Today the world is producing more food than it needs yet an estimated 3 billion people have inadequate diets according to the report. ‘Every year approximately 1.3 billion metric tonnes of food produced for human consumption- one third of the total, never reaches the consumer’s plate or bowl’ stated the report.
It has been suggested in the report that eating of more nutrient rich food already being produced would result in savings to land, water and energy consumption associated to food production. The report recommends higher consumption of fresh fruits and vegetables. The rising demand is for a healthy diet rather than one of calorie sufficiency.
In 2016, worldwide, one in five deaths was associated with poor diets. Nutrient rich foods such as legumes, nuts, fruits and vegetables should be included in the diet to ensure better health. As much of the food produced is wasted during production, transport or storage, it is imperative to seek better methods for these. Wastage of food must be reduced so that it reaches the plates of the needy.
As per FAO definition Food security exists when all people at all times have physical, social and economic access to sufficient, safe and nutritious food which meets their dietary needs and food preferences for an active and healthy life.
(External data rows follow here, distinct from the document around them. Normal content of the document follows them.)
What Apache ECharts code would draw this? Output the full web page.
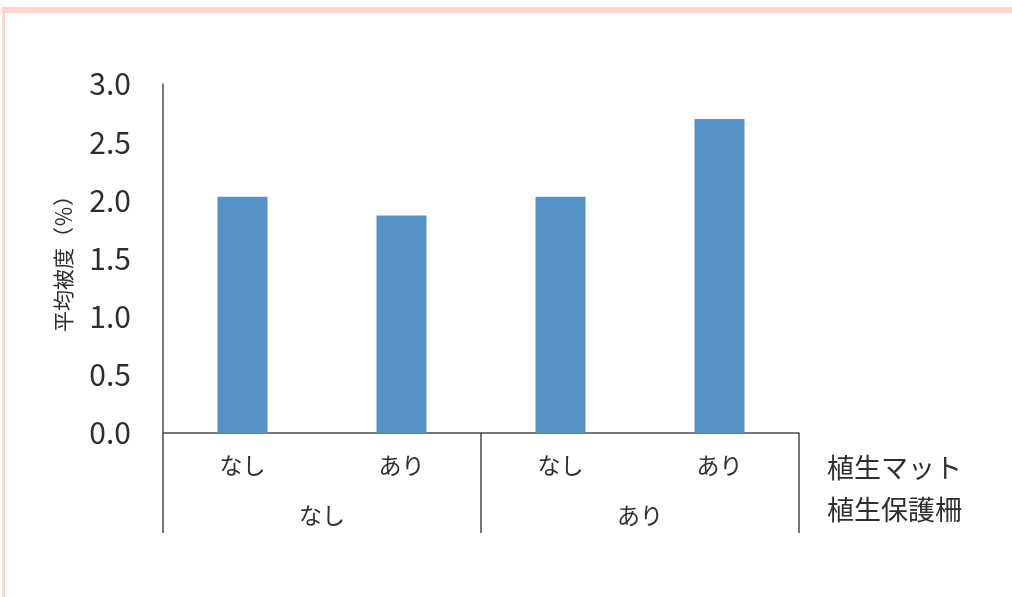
<!DOCTYPE html>
<html>
<head>
<meta charset="utf-8">
<script src="https://cdn.jsdelivr.net/npm/echarts@6/dist/echarts.min.js"></script>
<style>
  html, body { margin: 0; padding: 0; background: #ffffff; }
  #chart { width: 1012px; height: 597px; }
</style>
</head>
<body>
<div id="chart"></div>
<script>
// 植生マット (inner level) and 植生保護柵 (outer level) conditions
const matLabels = ['なし', 'あり', 'なし', 'あり'];
const fenceLabels = ['なし', 'あり'];
// 平均被度 (%) for each combination
const coverValues = [2.03, 1.87, 2.03, 2.70];
const yTicks = { min: 0, max: 3, interval: 0.5 };
const innerAxisName = '植生マット';
const outerAxisName = '植生保護柵';
const yAxisName = '平均被度（％）';

const FONT = '"Noto Sans CJK JP", "Noto Sans", sans-serif';
const TEXT = '#2e2e2e';
const LINE = '#4a4a4a';
const FRAME = '#fcd4ca';

const chart = echarts.init(document.getElementById('chart'), null, { renderer: 'canvas' });

chart.setOption({
  backgroundColor: '#ffffff',
  animation: false,
  textStyle: { fontFamily: FONT, color: TEXT },
  grid: { left: 163, right: 213, top: 84, bottom: 164, containLabel: false },
  graphic: [
    { type: 'rect', shape: { x: 2, y: 7, width: 1010, height: 6 }, style: { fill: FRAME }, silent: true },
    { type: 'rect', shape: { x: 2, y: 7, width: 3, height: 590 }, style: { fill: FRAME }, silent: true }
  ],
  xAxis: [
    {
      type: 'category',
      data: matLabels,
      position: 'bottom',
      axisLine: { show: true, lineStyle: { color: LINE, width: 1.5 } },
      axisTick: { show: false },
      axisLabel: { color: TEXT, fontFamily: FONT, fontSize: 23, margin: 21 },
      name: innerAxisName,
      nameLocation: 'end',
      nameGap: 28,
      nameTextStyle: {
        color: TEXT, fontFamily: FONT, fontSize: 27,
        align: 'left', verticalAlign: 'top', padding: [21, 0, 0, 0]
      }
    },
    {
      type: 'category',
      data: fenceLabels,
      position: 'bottom',
      offset: 0,
      boundaryGap: true,
      axisLine: { show: false },
      axisTick: { show: true, alignWithLabel: false, length: 100, lineStyle: { color: LINE, width: 1.5 } },
      axisLabel: { color: TEXT, fontFamily: FONT, fontSize: 23, margin: 71 },
      name: outerAxisName,
      nameLocation: 'end',
      nameGap: 28,
      nameTextStyle: {
        color: TEXT, fontFamily: FONT, fontSize: 27,
        align: 'left', verticalAlign: 'top', padding: [63, 0, 0, 0]
      }
    }
  ],
  yAxis: {
    type: 'value',
    min: yTicks.min,
    max: yTicks.max,
    interval: yTicks.interval,
    axisLine: { show: true, lineStyle: { color: LINE, width: 1.5 } },
    axisTick: { show: false },
    splitLine: { show: false },
    axisLabel: {
      color: TEXT, fontFamily: FONT, fontSize: 30, margin: 32,
      formatter: v => v.toFixed(1)
    },
    name: yAxisName,
    nameLocation: 'middle',
    nameGap: 89,
    nameRotate: 90,
    nameTextStyle: { color: TEXT, fontFamily: FONT, fontSize: 21 }
  },
  series: [
    {
      type: 'bar',
      xAxisIndex: 0,
      data: coverValues,
      barWidth: 50,
      itemStyle: { color: '#5592c8' }
    }
  ]
});
</script>
</body>
</html>
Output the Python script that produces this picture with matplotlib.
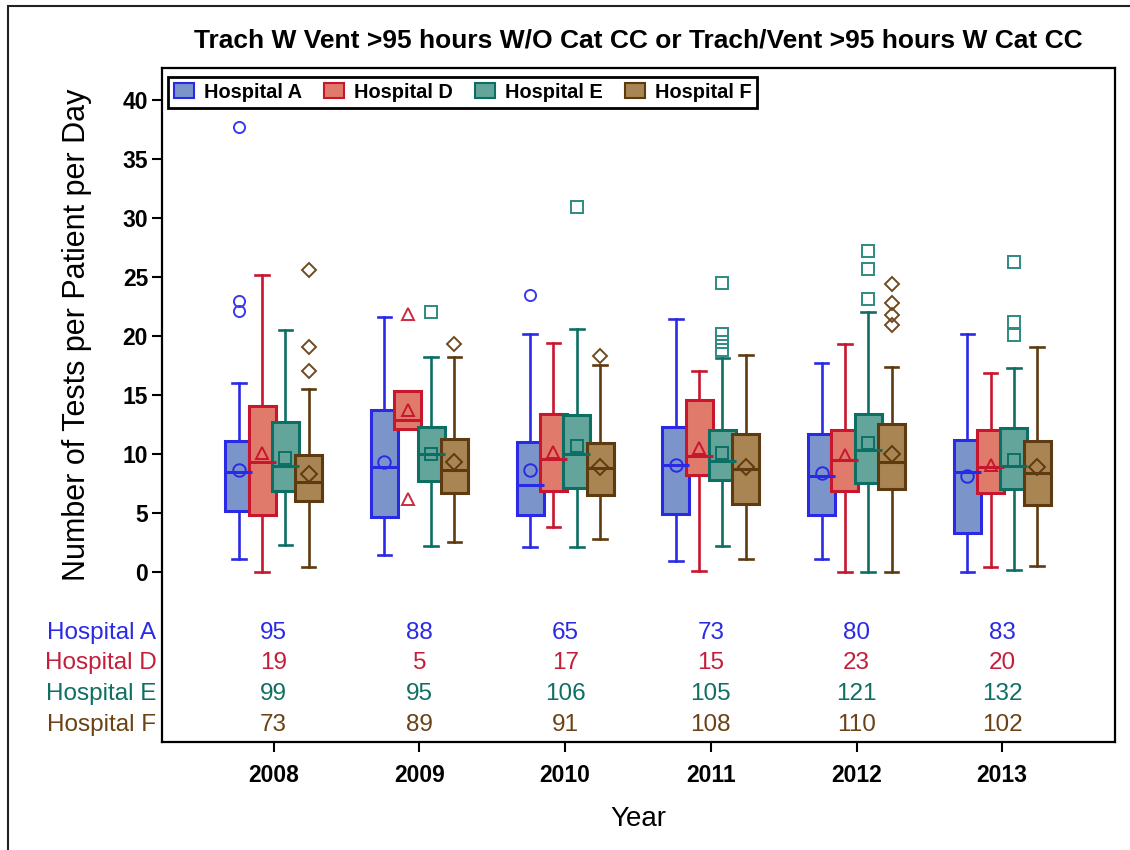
import matplotlib
matplotlib.use('Agg')
import matplotlib.pyplot as plt
from matplotlib.patches import Patch, Rectangle

plt.rcParams['font.family'] = ['Liberation Sans', 'DejaVu Sans']

years = ['2008', '2009', '2010', '2011', '2012', '2013']
hospitals = ['Hospital A', 'Hospital D', 'Hospital E', 'Hospital F']

# each row: whisker low, Q1, median, Q3, whisker high, mean
hosp_a = [[1.1, 5.2, 8.5, 11.1, 16.0, 8.6],
          [1.4, 4.7, 8.9, 13.7, 21.6, 9.3],
          [2.1, 4.8, 7.4, 11.0, 20.2, 8.6],
          [0.9, 4.9, 9.1, 12.3, 21.4, 9.1],
          [1.1, 4.8, 8.1, 11.7, 17.7, 8.4],
          [0.0, 3.3, 8.5, 11.2, 20.2, 8.1]]
hosp_d = [[0.0, 4.8, 9.3, 14.1, 25.2, 10.1],
          [12.1, 12.1, 12.9, 15.3, 15.3, 13.7],
          [3.8, 6.9, 9.6, 13.4, 19.4, 10.2],
          [0.1, 8.2, 9.8, 14.6, 17.0, 10.5],
          [0.0, 6.9, 9.5, 12.0, 19.3, 9.9],
          [0.4, 6.7, 8.9, 12.0, 16.9, 9.1]]
hosp_e = [[2.3, 6.9, 9.0, 12.7, 20.5, 9.7],
          [2.2, 7.7, 10.0, 12.3, 18.2, 10.0],
          [2.1, 7.1, 10.0, 13.3, 20.6, 10.7],
          [2.2, 7.8, 9.4, 12.0, 18.1, 10.1],
          [0.0, 7.5, 10.3, 13.4, 22.0, 10.9],
          [0.2, 7.0, 9.0, 12.2, 17.3, 9.5]]
hosp_f = [[0.4, 6.0, 7.6, 9.9, 15.5, 8.3],
          [2.5, 6.7, 8.6, 11.3, 18.2, 9.3],
          [2.8, 6.5, 8.8, 10.9, 17.5, 8.9],
          [1.1, 5.8, 8.7, 11.7, 18.4, 8.9],
          [0.0, 7.0, 9.3, 12.5, 17.4, 10.0],
          [0.5, 5.7, 8.4, 11.1, 19.1, 8.9]]

out_a = [[37.7, 23.0, 22.1], [], [23.5], [], [], []]
out_d = [[], [21.9, 6.2], [], [], [], []]
out_e = [[], [22.0], [30.9], [24.5, 20.2, 19.5, 18.8], [27.2, 25.7, 23.1], [26.3, 21.2, 20.1]]
out_f = [[25.6, 19.1, 17.0], [19.3], [18.3], [], [24.4, 22.8, 21.8, 20.9], []]

counts_a = [95, 88, 65, 73, 80, 83]
counts_d = [19, 5, 17, 15, 23, 20]
counts_e = [99, 95, 106, 105, 121, 132]
counts_f = [73, 89, 91, 108, 110, 102]

edge_cols = ['#2a2ae6', '#c8162e', '#0d6f64', '#5e3a10']
fill_cols = ['#7b95cb', '#e07b6b', '#64a59b', '#a88552']
flier_cols = ['#3a3aea', '#cc2a3e', '#2f8a80', '#6e4a20']
text_cols = ['#2a2ae6', '#c41e3a', '#0f6f63', '#6b4214']
markers = ['o', '^', 's', 'D']

fig = plt.figure(figsize=(11.3, 8.5), dpi=100)
ax = fig.add_axes([162/1130, 1-742/850, (1115-162)/1130, (742-68)/850])

# border around the whole picture
fig.patches.append(Rectangle((8/1130, -0.1), 1.2, 1-6/850+0.1, transform=fig.transFigure,
                             fill=False, edgecolor='#222222', linewidth=1.5))

offsets = [-0.24, -0.08, 0.08, 0.24]
all_stats = [hosp_a, hosp_d, hosp_e, hosp_f]
all_out = [out_a, out_d, out_e, out_f]

for j in range(4):
    stats = []
    for i in range(len(years)):
        lo, q1, med, q3, hi, mean = all_stats[j][i]
        stats.append(dict(whislo=lo, q1=q1, med=med, q3=q3, whishi=hi,
                          mean=mean, fliers=all_out[j][i]))
    ec = edge_cols[j]
    mk = markers[j]
    ms = 9 if mk != 'D' else 8
    ax.bxp(stats, positions=[i + offsets[j] for i in range(len(years))],
           widths=0.185, patch_artist=True, showmeans=True, manage_ticks=False,
           boxprops=dict(facecolor=fill_cols[j], edgecolor=ec, linewidth=2.2),
           medianprops=dict(color=ec, linewidth=2.2),
           whiskerprops=dict(color=ec, linewidth=1.9),
           capprops=dict(color=ec, linewidth=1.9),
           meanprops=dict(marker=mk, markerfacecolor='none', markeredgecolor=ec,
                          markersize=ms, markeredgewidth=1.4),
           flierprops=dict(marker=mk, markerfacecolor='none', markeredgecolor=flier_cols[j],
                           markersize=ms - 1, markeredgewidth=1.4))

ax.set_xlim(-0.767, 5.774)
ax.set_ylim(-14.41, 42.71)
ax.set_yticks(range(0, 41, 5))
ax.set_xticks(range(len(years)))
ax.set_xticklabels(years)
for lab in ax.get_xticklabels() + ax.get_yticklabels():
    lab.set_fontweight('bold')
    lab.set_fontsize(16.5)
ax.tick_params(axis='both', direction='out', length=7, width=1.5, pad=3)
ax.tick_params(axis='x', pad=9)
for sp in ax.spines.values():
    sp.set_linewidth(1.6)

# counts table inside the frame
all_counts = [counts_a, counts_d, counts_e, counts_f]
rows_y = [-5.2, -7.75, -10.35, -12.95]
for j in range(4):
    ax.text(-0.006, rows_y[j], hospitals[j], transform=ax.get_yaxis_transform(),
            ha='right', va='center', color=text_cols[j], fontsize=17.5)
    for i, c in enumerate(all_counts[j]):
        ax.text(i, rows_y[j], str(c), ha='center', va='center',
                color=text_cols[j], fontsize=17.5)

ax.set_ylabel('Number of Tests per Patient per Day', fontsize=22)
ax.yaxis.set_label_coords(-0.073, 0.604)
ax.set_xlabel('Year', fontsize=20)
ax.xaxis.set_label_coords(0.5, -0.114)
ax.xaxis.label.set_va('center')
fig.text(638.5/1130, 1-41/850,
         'Trach W Vent >95 hours W/O Cat CC or Trach/Vent >95 hours W Cat CC',
         ha='center', va='center', fontsize=19, fontweight='bold')

handles = [Patch(facecolor=fill_cols[j], edgecolor=edge_cols[j], linewidth=1.5)
           for j in range(4)]
leg = ax.legend(handles, hospitals, loc='upper left', ncol=4, bbox_to_anchor=(0.004, 0.99),
                prop={'weight': 'bold', 'size': 14.4}, handlelength=1.0, handleheight=0.8,
                handletextpad=0.5, columnspacing=1.1, borderpad=0.3, borderaxespad=0.1,
                fancybox=False, framealpha=1)
leg.get_frame().set_edgecolor('black')
leg.get_frame().set_linewidth(2)

fig.savefig('out.png', dpi=100)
It is an undeniable fact that a well-balanced diet goes hand in hand with a healthy life. Many disease can be staved off by a healthy diet. Children are the most visible victims of under nutrition. It has been estimated that under nutrition – including stunting, wasting, deficiencies of Vitamin A and Zinc and foetal growth restriction is a cause of 3.1 million child deaths annually. Under-nutrition magnifies the effect of every disease including Measles and Malaria.